Running procurement
How to manage a public contract after award
Published 1 April 2026 by eSourcingData
The value in a contract is realised after signature, not at award. Good contract management keeps the supplier delivering what was promised, catches problems early, and meets the transparency duties the Procurement Act places on live contracts. This guide covers mobilisation, performance monitoring, KPIs and the contract management notices you may need to publish.
Mobilise the contract properly
Start with a structured handover from the procurement team to whoever will manage the contract day to day. The contract manager needs to understand the obligations, service levels, key dates and the commitments the supplier made in their bid, because commitments that are not tracked quietly evaporate.
Hold a mobilisation meeting to align both sides on how the contract will run, who owns what, and how issues will be escalated. Getting governance right in the first weeks sets the tone for the whole relationship.
Set up your monitoring from day one rather than waiting for a problem to force it. The contracts that go wrong are usually the ones nobody was actively watching until it was too late to fix cheaply.
Set and track meaningful KPIs
Define key performance indicators that measure what actually matters for the outcome, not just what is easy to count. A handful of well chosen KPIs tied to the contract's purpose beats a long list of metrics nobody acts on. For qualifying contracts, PA23 also expects you to set and publish KPIs.
Agree how each KPI is measured, how often, and what data the supplier provides. Ambiguous measurement leads to disputes about performance, so nail down the definitions before the first reporting period, not during the first dispute.
Review KPI performance on a regular rhythm and act on what it shows. Metrics that are collected but never discussed teach the supplier that performance does not matter.
Publish contract performance information
Under the Procurement Act, contracting authorities must publish information about the performance of qualifying contracts against their KPIs, and publish contract performance notices where a supplier breaches the contract or performs poorly. These transparency duties are a genuine change in expectation, so build them into your contract management calendar.

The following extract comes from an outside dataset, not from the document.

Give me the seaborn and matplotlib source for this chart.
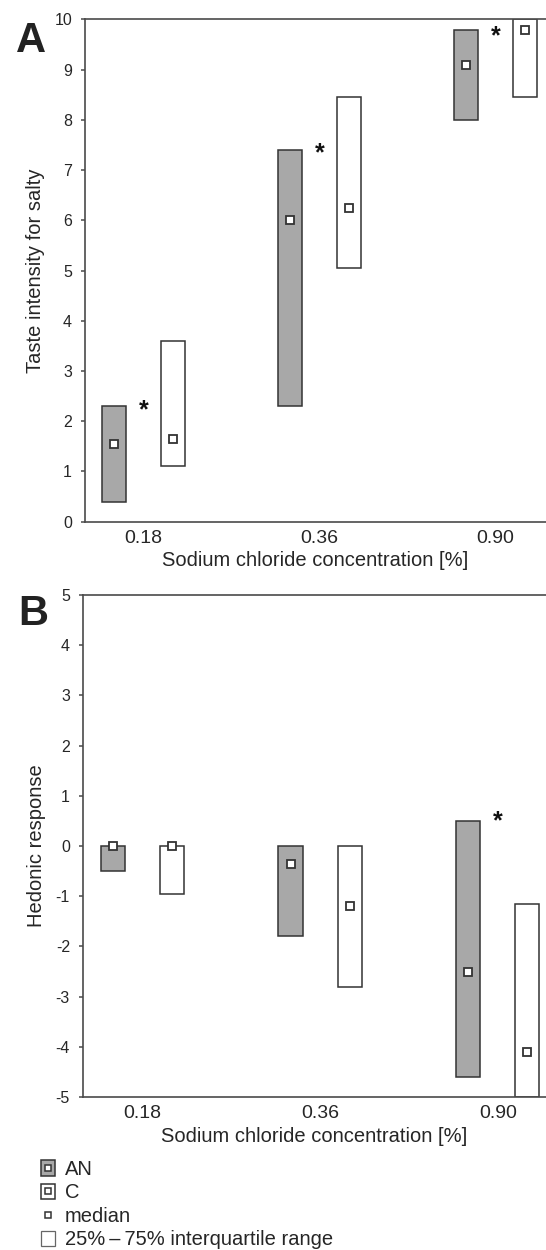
import numpy as np
import pandas as pd
import matplotlib
matplotlib.use("Agg")
import matplotlib.pyplot as plt
import seaborn as sns
from matplotlib.patches import Patch
from matplotlib.lines import Line2D

# ---------------- data ----------------
concentrations = ["0.18", "0.36", "0.90"]
groups = ["AN", "C"]

# Panel A: taste intensity for salty (25% / 75% quartiles and medians)
salty_an_q1 = [0.4, 2.3, 8.0]
salty_an_q3 = [2.3, 7.4, 9.8]
salty_an_median = [1.55, 6.0, 9.1]
salty_c_q1 = [1.1, 5.05, 8.45]
salty_c_q3 = [3.6, 8.45, 10.0]
salty_c_median = [1.65, 6.25, 9.8]
salty_star_conc = ["0.18", "0.36", "0.90"]
salty_star_y = [2.35, 7.47, 9.81]

# Panel B: hedonic response
hedonic_an_q1 = [-0.5, -1.8, -4.6]
hedonic_an_q3 = [0.0, 0.0, 0.5]
hedonic_an_median = [0.0, -0.35, -2.5]
hedonic_c_q1 = [-0.95, -2.8, -5.0]
hedonic_c_q3 = [0.0, 0.0, -1.15]
hedonic_c_median = [0.0, -1.2, -4.1]
hedonic_star_conc = ["0.90"]
hedonic_star_y = [0.63]

legend_labels = ["AN", "C", "median", "25%\u2009\u2013\u200975% interquartile range"]

# ---------------- style ----------------
sns.set_theme(style="white")
plt.rcParams["font.family"] = ["Liberation Sans", "DejaVu Sans"]
plt.rcParams["axes.unicode_minus"] = False

AN_COLOR = "#a8a8a8"
C_COLOR = "#ffffff"
EDGE = "#333333"
SPINE = "#4a4a4a"
palette = {"AN": AN_COLOR, "C": C_COLOR}

fig = plt.figure(figsize=(5.46, 12.5), dpi=100)
W, H = 546.0, 1250.0


def draw_panel(ax, an_q1, an_q3, an_med, c_q1, c_q3, c_med, star_conc, star_y,
               ylim, ylabel, xlim):
    df = pd.DataFrame({
        "conc": concentrations * 2,
        "group": ["AN"] * 3 + ["C"] * 3,
        "height": list(np.subtract(an_q3, an_q1)) + list(np.subtract(c_q3, c_q1)),
    })
    sns.barplot(data=df, x="conc", y="height", hue="group",
                order=concentrations, hue_order=groups, palette=palette,
                dodge=True, width=0.667, gap=0.59,
                saturation=1, errorbar=None, legend=False,
                edgecolor=EDGE, linewidth=1.1, ax=ax)
    # floating bars: each bar starts at its 25% quartile
    for container, q1 in zip(ax.containers, [an_q1, c_q1]):
        for bar, b in zip(container, q1):
            bar.set_y(b)
    med_df = pd.DataFrame({
        "conc": concentrations * 2,
        "group": ["AN"] * 3 + ["C"] * 3,
        "median": list(an_med) + list(c_med),
    })
    sns.pointplot(data=med_df, x="conc", y="median", hue="group",
                  order=concentrations, hue_order=groups, palette=palette,
                  dodge=0.333, marker="s", linestyle="none", errorbar=None,
                  markersize=6, markeredgewidth=1.3, markerfacecolor="white",
                  markeredgecolor=EDGE, legend=False, zorder=5, ax=ax)
    for c, y in zip(star_conc, star_y):
        ax.annotate("*", (concentrations.index(c), y), xytext=(0, -10),
                    textcoords="offset points", ha="center", va="baseline",
                    fontsize=18, fontweight="bold", color="#111111")
    ax.set_ylim(*ylim)
    ax.set_xlim(*xlim)
    ax.set_yticks(np.arange(ylim[0], ylim[1] + 1, 1))
    ax.set_xlabel("Sodium chloride concentration [%]", fontsize=14.5, labelpad=3)
    ax.set_ylabel(ylabel, fontsize=14.5)
    ax.tick_params(axis="y", length=3, width=1.1, color=SPINE, labelsize=11.5,
                   pad=6, left=True)
    ax.tick_params(axis="x", length=0, labelsize=14, pad=6)
    for side in ["left", "bottom", "top"]:
        ax.spines[side].set_visible(True)
        ax.spines[side].set_color(SPINE)
        ax.spines[side].set_linewidth(1.2)
    ax.spines["right"].set_visible(False)
    ax.set_facecolor("white")


axA = fig.add_axes([84.6 / W, 1 - 521.7 / H, 1 - 84.6 / W, (521.7 - 19.5) / H])
draw_panel(axA, salty_an_q1, salty_an_q3, salty_an_median,
           salty_c_q1, salty_c_q3, salty_c_median,
           salty_star_conc, salty_star_y, (0, 10),
           "Taste intensity for salty", (-0.334, 2.288))
axA.yaxis.set_label_coords((45 - 84.6) / (W - 84.6), 0.5)

axB = fig.add_axes([82.5 / W, 1 - 1097.0 / H, 1 - 82.5 / W, (1097.0 - 595.0) / H])
draw_panel(axB, hedonic_an_q1, hedonic_an_q3, hedonic_an_median,
           hedonic_c_q1, hedonic_c_q3, hedonic_c_median,
           hedonic_star_conc, hedonic_star_y, (-5, 5),
           "Hedonic response", (-0.338, 2.272))
axB.yaxis.set_label_coords((46 - 82.5) / (W - 82.5), 0.5)

# panel letters
fig.text(15.5 / W, 1 - 51.7 / H, "A", fontsize=30, fontweight="bold",
         ha="left", va="baseline", color="#222222")
fig.text(18.5 / W, 1 - 625.0 / H, "B", fontsize=30, fontweight="bold",
         ha="left", va="baseline", color="#222222")

# legend
an_patch = Patch(facecolor=AN_COLOR, edgecolor=EDGE, linewidth=1.1)
c_patch = Patch(facecolor=C_COLOR, edgecolor=EDGE, linewidth=1.1)
med_marker = Line2D([], [], linestyle="none", marker="s", markersize=4.8,
                    markerfacecolor="white", markeredgecolor=EDGE,
                    markeredgewidth=1.1)
iqr_patch = Patch(facecolor="white", edgecolor="#666666", linewidth=0.9)
fig.legend(handles=[(an_patch, med_marker), (c_patch, med_marker), med_marker, iqr_patch],
           labels=legend_labels, loc="upper left",
           bbox_to_anchor=(40.7 / W, 1 - 1160.0 / H), frameon=False,
           fontsize=14.5, handlelength=0.7, handleheight=0.8,
           handletextpad=0.5, labelspacing=0.22, borderpad=0, borderaxespad=0)

fig.savefig("out.png", dpi=100)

Treat these notices as a discipline, not a chore. Knowing that sustained poor performance may become publicly visible focuses both parties on getting delivery back on track, which is exactly the behaviour the transparency regime is designed to encourage.
Keep the underlying performance data clean and current so that any required notice is straightforward to produce and accurate. Scrambling to reconstruct performance history at notice time is where errors creep in.
Manage change and variations carefully
Contracts evolve, but changes must stay within what the rules permit. A modification that goes beyond the permitted scope can effectively be a new contract that should have been competed, so assess any proposed variation against the modification rules before agreeing it.
Where a change is permitted but significant, check whether a contract change notice is required and publish it. Transparency applies to how a contract is varied, not just how it was awarded.
Document every variation, the reason for it and the authority under which it was made. A clear change history protects you if the contract is later reviewed and keeps everyone clear on the current terms.
Manage the relationship and plan the exit
Hold regular contract review meetings that go beyond metrics to the working relationship, upcoming risks and opportunities to improve. A supplier who feels the contract is managed as a partnership tends to deliver better than one who only hears from you when something breaks.
Address underperformance early and in line with the contract, using the remedies available before problems compound. Early, proportionate intervention resolves far more issues than a delayed heavy hand.
Plan the end of the contract in good time, whether that means re-procurement, transition to a new supplier or a permitted extension. Leaving exit planning to the last minute is how authorities end up with rushed, uncompetitive extensions.